- Extracted information
—————

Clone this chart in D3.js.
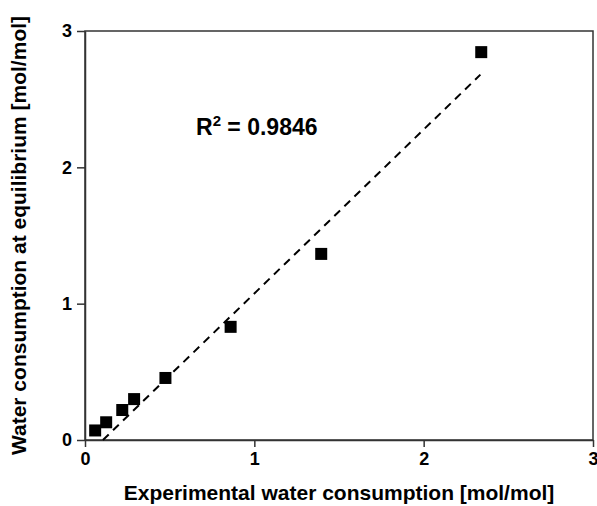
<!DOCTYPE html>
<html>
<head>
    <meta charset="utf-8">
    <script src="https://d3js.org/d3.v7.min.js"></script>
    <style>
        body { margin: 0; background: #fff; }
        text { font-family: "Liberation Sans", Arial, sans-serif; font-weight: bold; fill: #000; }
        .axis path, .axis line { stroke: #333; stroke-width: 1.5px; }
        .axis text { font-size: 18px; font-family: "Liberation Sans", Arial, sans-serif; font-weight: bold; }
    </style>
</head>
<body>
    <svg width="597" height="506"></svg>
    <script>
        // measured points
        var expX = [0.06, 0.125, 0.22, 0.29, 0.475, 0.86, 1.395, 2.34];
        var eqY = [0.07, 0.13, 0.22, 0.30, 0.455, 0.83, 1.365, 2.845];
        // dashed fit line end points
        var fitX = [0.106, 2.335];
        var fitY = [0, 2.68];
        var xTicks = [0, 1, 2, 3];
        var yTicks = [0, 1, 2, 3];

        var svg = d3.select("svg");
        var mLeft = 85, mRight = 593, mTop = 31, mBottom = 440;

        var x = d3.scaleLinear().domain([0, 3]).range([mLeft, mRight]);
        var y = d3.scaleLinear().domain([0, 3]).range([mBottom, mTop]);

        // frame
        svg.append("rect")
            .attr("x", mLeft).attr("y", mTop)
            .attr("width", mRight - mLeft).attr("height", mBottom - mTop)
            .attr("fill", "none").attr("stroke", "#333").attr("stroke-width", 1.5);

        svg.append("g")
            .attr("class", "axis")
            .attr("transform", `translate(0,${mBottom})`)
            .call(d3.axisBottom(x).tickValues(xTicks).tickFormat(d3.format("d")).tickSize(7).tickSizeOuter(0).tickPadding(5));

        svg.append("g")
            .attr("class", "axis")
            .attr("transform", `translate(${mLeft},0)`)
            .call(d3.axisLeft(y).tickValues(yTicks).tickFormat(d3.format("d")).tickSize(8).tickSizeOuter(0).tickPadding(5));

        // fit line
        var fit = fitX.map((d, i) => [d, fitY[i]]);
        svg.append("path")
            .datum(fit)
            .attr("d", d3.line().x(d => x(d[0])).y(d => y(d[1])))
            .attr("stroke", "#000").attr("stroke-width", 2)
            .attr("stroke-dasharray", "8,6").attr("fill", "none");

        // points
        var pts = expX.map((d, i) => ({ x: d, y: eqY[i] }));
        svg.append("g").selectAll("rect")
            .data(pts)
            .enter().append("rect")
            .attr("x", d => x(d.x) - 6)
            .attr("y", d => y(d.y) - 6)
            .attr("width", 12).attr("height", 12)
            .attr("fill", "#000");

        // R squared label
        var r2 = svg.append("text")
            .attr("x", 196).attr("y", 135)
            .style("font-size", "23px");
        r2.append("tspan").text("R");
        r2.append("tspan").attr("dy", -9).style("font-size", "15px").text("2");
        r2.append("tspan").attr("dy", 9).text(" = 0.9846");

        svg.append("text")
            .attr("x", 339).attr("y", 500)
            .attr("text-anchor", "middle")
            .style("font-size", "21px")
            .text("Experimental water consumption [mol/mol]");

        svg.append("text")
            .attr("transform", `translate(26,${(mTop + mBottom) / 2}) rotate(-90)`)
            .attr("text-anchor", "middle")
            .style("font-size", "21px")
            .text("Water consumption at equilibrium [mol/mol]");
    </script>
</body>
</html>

—————

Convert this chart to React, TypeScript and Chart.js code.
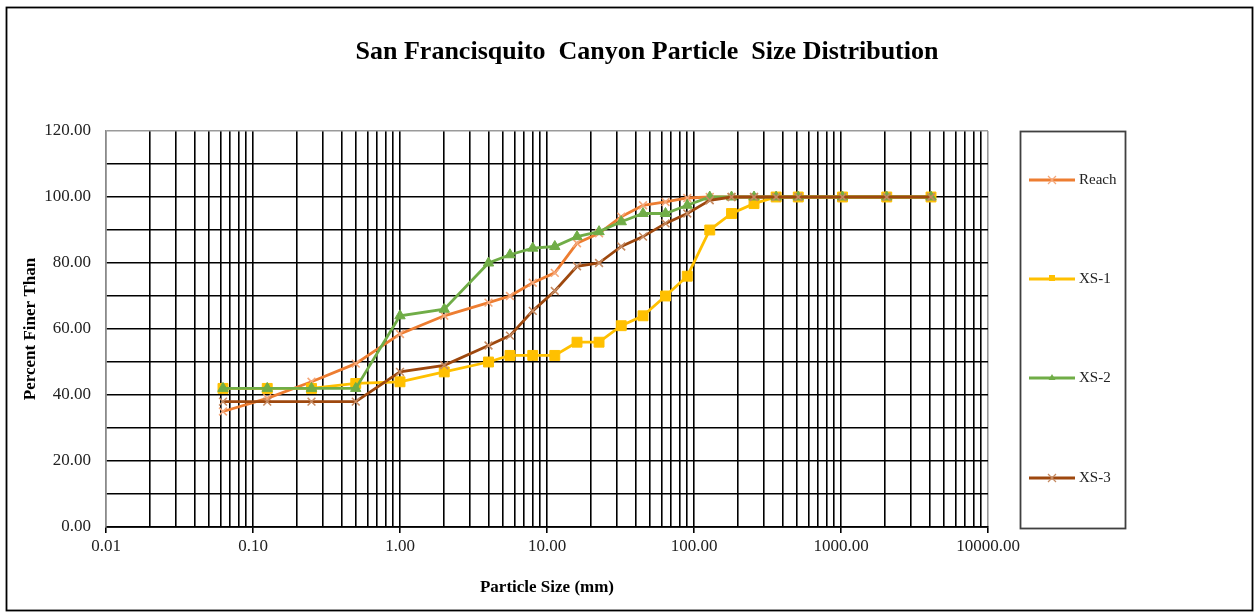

—————

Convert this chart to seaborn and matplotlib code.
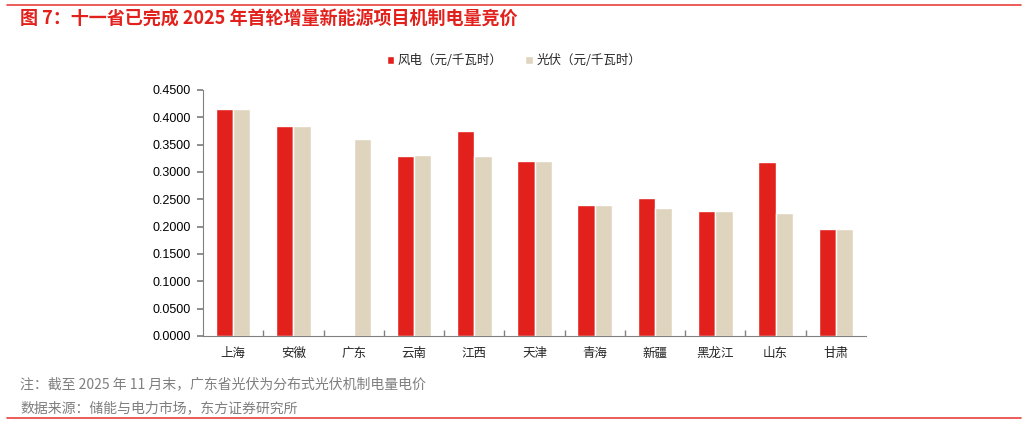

—————

- What is needed
Search the data above for the string "this" and copy each line that has it.

- Reply
Clone this chart in D3.js.
Convert this chart to React, TypeScript and Chart.js code.
Convert this chart to seaborn and matplotlib code.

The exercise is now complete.